== Instructions for the task ==
Below this line is a listing that includes pictures. Copy exactly, and only, the lines from the one containing "Reproduce this chart with matplotlib." through the one containing "r38_doc = [0.040, 0.120, 0.120, 0.080, 0.040]"; the pictures do not go in the copy.

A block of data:
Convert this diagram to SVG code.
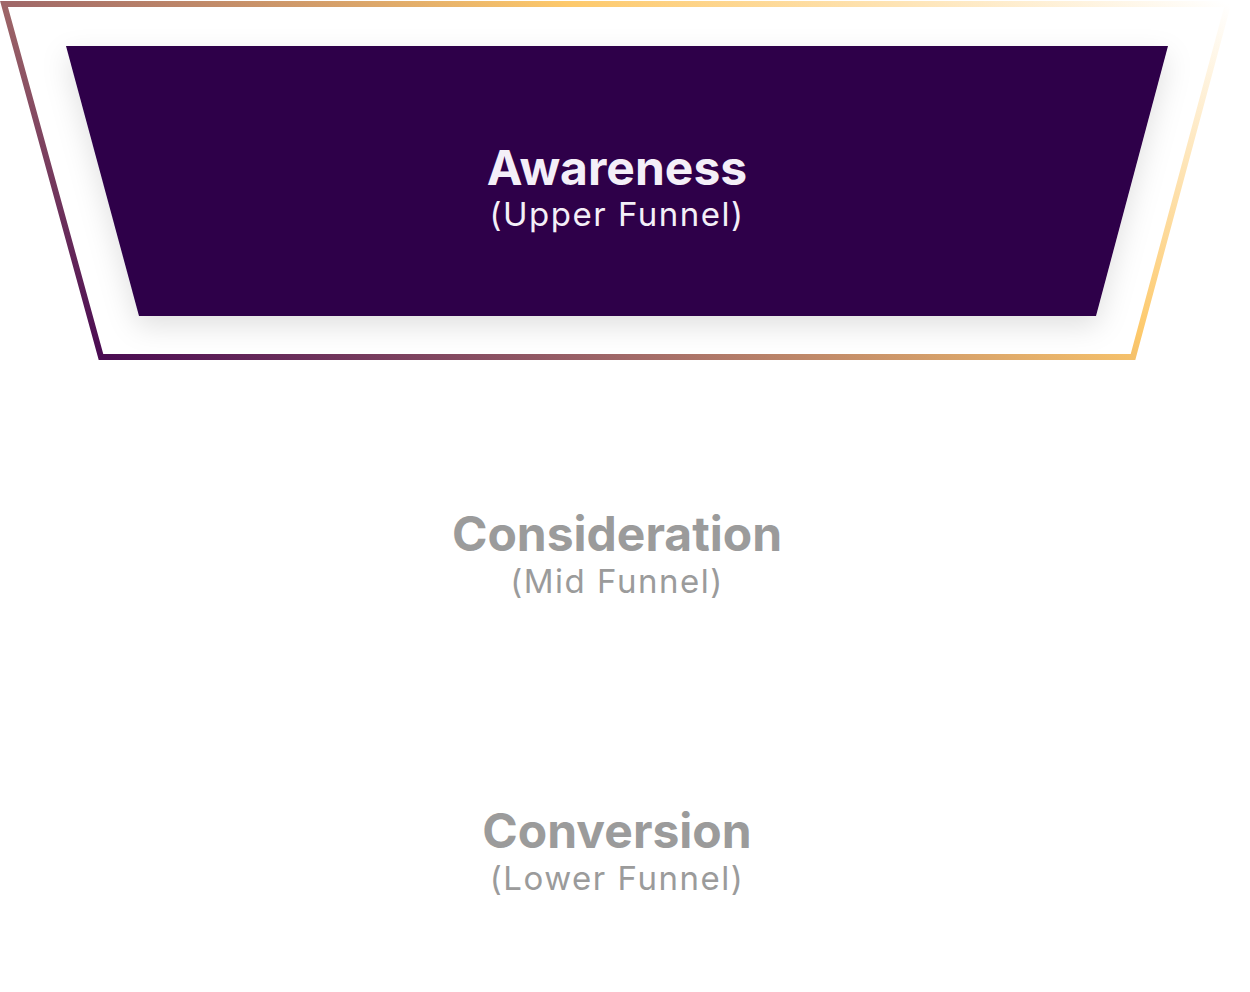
<svg xmlns="http://www.w3.org/2000/svg" width="1250" height="992" viewBox="0 0 1250 992">
  <style>
    .title { font-family: Inter, "Noto Sans", "Liberation Sans", sans-serif; font-weight: 700; font-size: 48px; text-anchor: middle; }
    .sub { font-family: Inter, "Noto Sans", "Liberation Sans", sans-serif; font-weight: 400; font-size: 33px; letter-spacing: 1.5px; text-anchor: middle; }
    .active { fill: #f4eff8; }
    .inactive { fill: #9b9b9b; }
  </style>
  <defs>
    <linearGradient id="border" gradientUnits="userSpaceOnUse" x1="-129" y1="224" x2="304" y2="-528">
      <stop offset="0" stop-color="#4a0b52"/>
      <stop offset="0.3" stop-color="#a06868"/>
      <stop offset="0.62" stop-color="#fdc96b"/>
      <stop offset="1" stop-color="#ffffff"/>
    </linearGradient>
    <filter id="shadow" x="-10%" y="-20%" width="120%" height="150%">
      <feDropShadow dx="0" dy="10" stdDeviation="14" flood-color="#000000" flood-opacity="0.12"/>
    </filter>
  </defs>
  <rect width="1250" height="992" fill="#ffffff"/>
  <g id="awareness">
    <polygon points="4,4 1228,4 1133,357 101,357" fill="#ffffff" stroke="url(#border)" stroke-width="6" stroke-linejoin="miter"/>
    <polygon points="66,46 1168,46 1096,316 139,316" fill="#2e0649" filter="url(#shadow)"/>
    <text class="title active" x="617" y="185">Awareness</text>
    <text class="sub active" x="617" y="226">(Upper Funnel)</text>
  </g>
  <g id="consideration">
    <text class="title inactive" x="617" y="551">Consideration</text>
    <text class="sub inactive" x="617" y="593">(Mid Funnel)</text>
  </g>
  <g id="conversion">
    <text class="title inactive" x="617" y="848">Conversion</text>
    <text class="sub inactive" x="617" y="890">(Lower Funnel)</text>
  </g>
  <g id="connectors"/>
</svg>
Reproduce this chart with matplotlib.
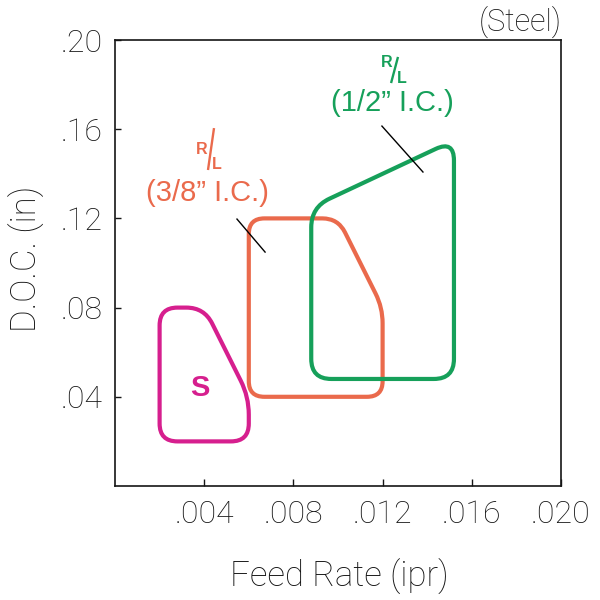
import numpy as np
import matplotlib
matplotlib.use("Agg")
import matplotlib.pyplot as plt
from matplotlib.path import Path
from matplotlib.patches import PathPatch

# ---- data ----
xticks = [0.004, 0.008, 0.012, 0.016, 0.020]
xtick_labels = [".004", ".008", ".012", ".016", ".020"]
yticks = [0.04, 0.08, 0.12, 0.16, 0.20]
ytick_labels = [".04", ".08", ".12", ".16", ".20"]

s_feed = [0.002, 0.002, 0.004, 0.006, 0.006]
s_doc = [0.020, 0.080, 0.080, 0.040, 0.020]

r38_feed = [0.006, 0.006, 0.010, 0.012, 0.012]
r38_doc = [0.040, 0.120, 0.120, 0.080, 0.040]

r12_feed = [0.0088, 0.0088, 0.0152, 0.0152]
r12_doc = [0.048, 0.125, 0.155, 0.048]

MAGENTA = "#D61F8E"
ORANGE = "#EA6A4C"
GREEN = "#16A05A"
INK = "#151515"

XMAX, YMAX = 0.020, 0.20

plt.rcParams['font.family'] = ['Roboto', 'Liberation Sans', 'DejaVu Sans']

fig = plt.figure(figsize=(6, 6), dpi=100)
ax = fig.add_axes([115/600, 1-486/600, 446/600, 446/600])
ax.set_xlim(0, XMAX)
ax.set_ylim(0, YMAX)


def rounded_patch(xs, ys, color, d=0.032):
    # rounding computed in normalized axis units, then mapped back to data
    P = np.column_stack([np.array(xs) / XMAX, np.array(ys) / YMAX])
    n = len(P)
    verts, codes = [], []
    for i in range(n):
        p0, p1, p2 = P[i-1], P[i], P[(i+1) % n]
        u0 = (p0 - p1) / np.linalg.norm(p0 - p1)
        u2 = (p2 - p1) / np.linalg.norm(p2 - p1)
        dd = min(d, 0.45*np.linalg.norm(p0-p1), 0.45*np.linalg.norm(p2-p1))
        a = p1 + dd*u0
        b = p1 + dd*u2
        verts.append(a); codes.append(Path.MOVETO if i == 0 else Path.LINETO)
        verts += [p1, b]; codes += [Path.CURVE3, Path.CURVE3]
    verts.append(verts[0]); codes.append(Path.LINETO)
    verts.append(verts[0]); codes.append(Path.CLOSEPOLY)
    V = np.array(verts) * np.array([XMAX, YMAX])
    patch = PathPatch(Path(V, codes), facecolor='none', edgecolor=color,
                      lw=3.0, joinstyle='round', capstyle='round')
    ax.add_patch(patch)


rounded_patch(s_feed, s_doc, MAGENTA, d=0.04)
rounded_patch(r38_feed, r38_doc, ORANGE, d=0.035)
rounded_patch(r12_feed, r12_doc, GREEN, d=0.045)

# leader lines
ax.plot([0.00547, 0.00673], [0.1197, 0.1049], color='black', lw=1.0)
ax.plot([0.01197, 0.01381], [0.1614, 0.1408], color='black', lw=1.0)

lab_font = ['Liberation Sans', 'DejaVu Sans']

ax.text(0.00381, 0.0439, "S", color=MAGENTA, fontsize=21, fontweight='bold',
        ha='center', va='center', family=lab_font)


def rl_label(x, y, text, color):
    ax.text(x, y, text, color=color, fontsize=21, ha='center', va='center',
            family=lab_font)


def rl_symbol(r_xy, l_xy, slash, color):
    ax.text(*r_xy, "R", color=color, fontsize=11.5, fontweight='bold',
            ha='center', va='center', family=lab_font)
    ax.text(*l_xy, "L", color=color, fontsize=11.5, fontweight='bold',
            ha='center', va='center', family=lab_font)
    ax.plot(slash[0], slash[1], color=color, lw=1.7, solid_capstyle='butt')


rl_label(0.00413, 0.1314, "(3/8\u201d I.C.)", ORANGE)
rl_symbol((0.00390, 0.1509), (0.00457, 0.1440),
          ([0.00444, 0.00417], [0.1605, 0.1417]), ORANGE)
rl_label(0.01242, 0.1717, "(1/2\u201d I.C.)", GREEN)
rl_symbol((0.01220, 0.1897), (0.01285, 0.1828),
          ([0.01269, 0.01238], [0.1924, 0.1807]), GREEN)

ax.set_xticks(xticks)
ax.set_xticklabels(xtick_labels)
ax.set_yticks(yticks)
ax.set_yticklabels(ytick_labels)
for lab in ax.get_xticklabels() + ax.get_yticklabels():
    lab.set_fontweight('light')
ax.tick_params(axis='x', direction='in', length=5, width=1.0, labelsize=23, pad=10,
               colors=INK)
ax.tick_params(axis='y', direction='in', length=4, width=1.0, labelsize=23, pad=9,
               colors=INK)
for sp in ax.spines.values():
    sp.set_linewidth(1.2)
    sp.set_color(INK)

fig.text(339/600, 1-577/600, "Feed Rate (ipr)", fontsize=25, ha='center', va='center',
         color=INK, fontweight='light')
fig.text(27/600, 1-259/600, "D.O.C. (in)", fontsize=25, ha='center', va='center',
         rotation=90, color=INK, fontweight='light')
fig.text(562/600, 1-22/600, "(Steel)", fontsize=22, ha='right', va='center',
         color=INK, fontweight='light')

fig.savefig("out.png", dpi=100)
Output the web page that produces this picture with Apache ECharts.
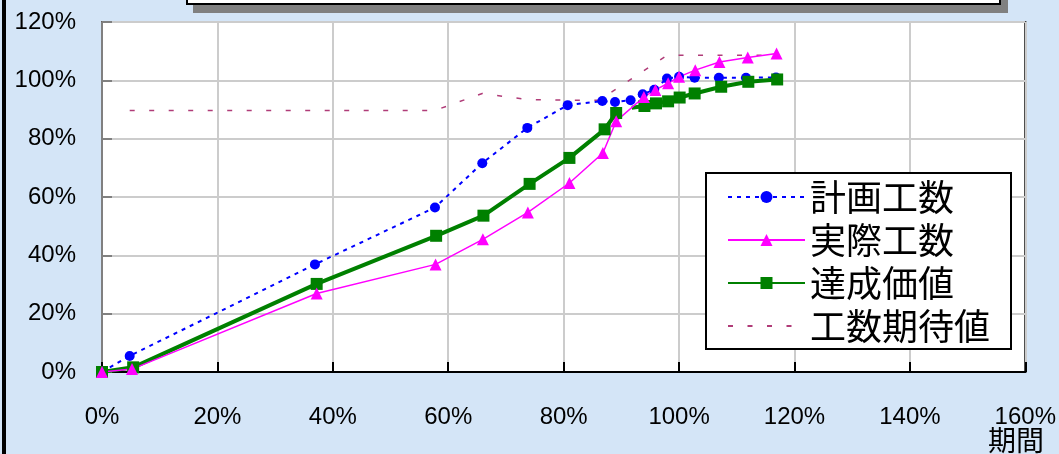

== Reply ==
Reproduce this chart with matplotlib.
import numpy as np
import matplotlib
matplotlib.use("Agg")
import matplotlib.pyplot as plt
from matplotlib.path import Path
from matplotlib.patches import PathPatch

# ---- data ----
xticks = [0.004, 0.008, 0.012, 0.016, 0.020]
xtick_labels = [".004", ".008", ".012", ".016", ".020"]
yticks = [0.04, 0.08, 0.12, 0.16, 0.20]
ytick_labels = [".04", ".08", ".12", ".16", ".20"]

s_feed = [0.002, 0.002, 0.004, 0.006, 0.006]
s_doc = [0.020, 0.080, 0.080, 0.040, 0.020]

r38_feed = [0.006, 0.006, 0.010, 0.012, 0.012]
r38_doc = [0.040, 0.120, 0.120, 0.080, 0.040]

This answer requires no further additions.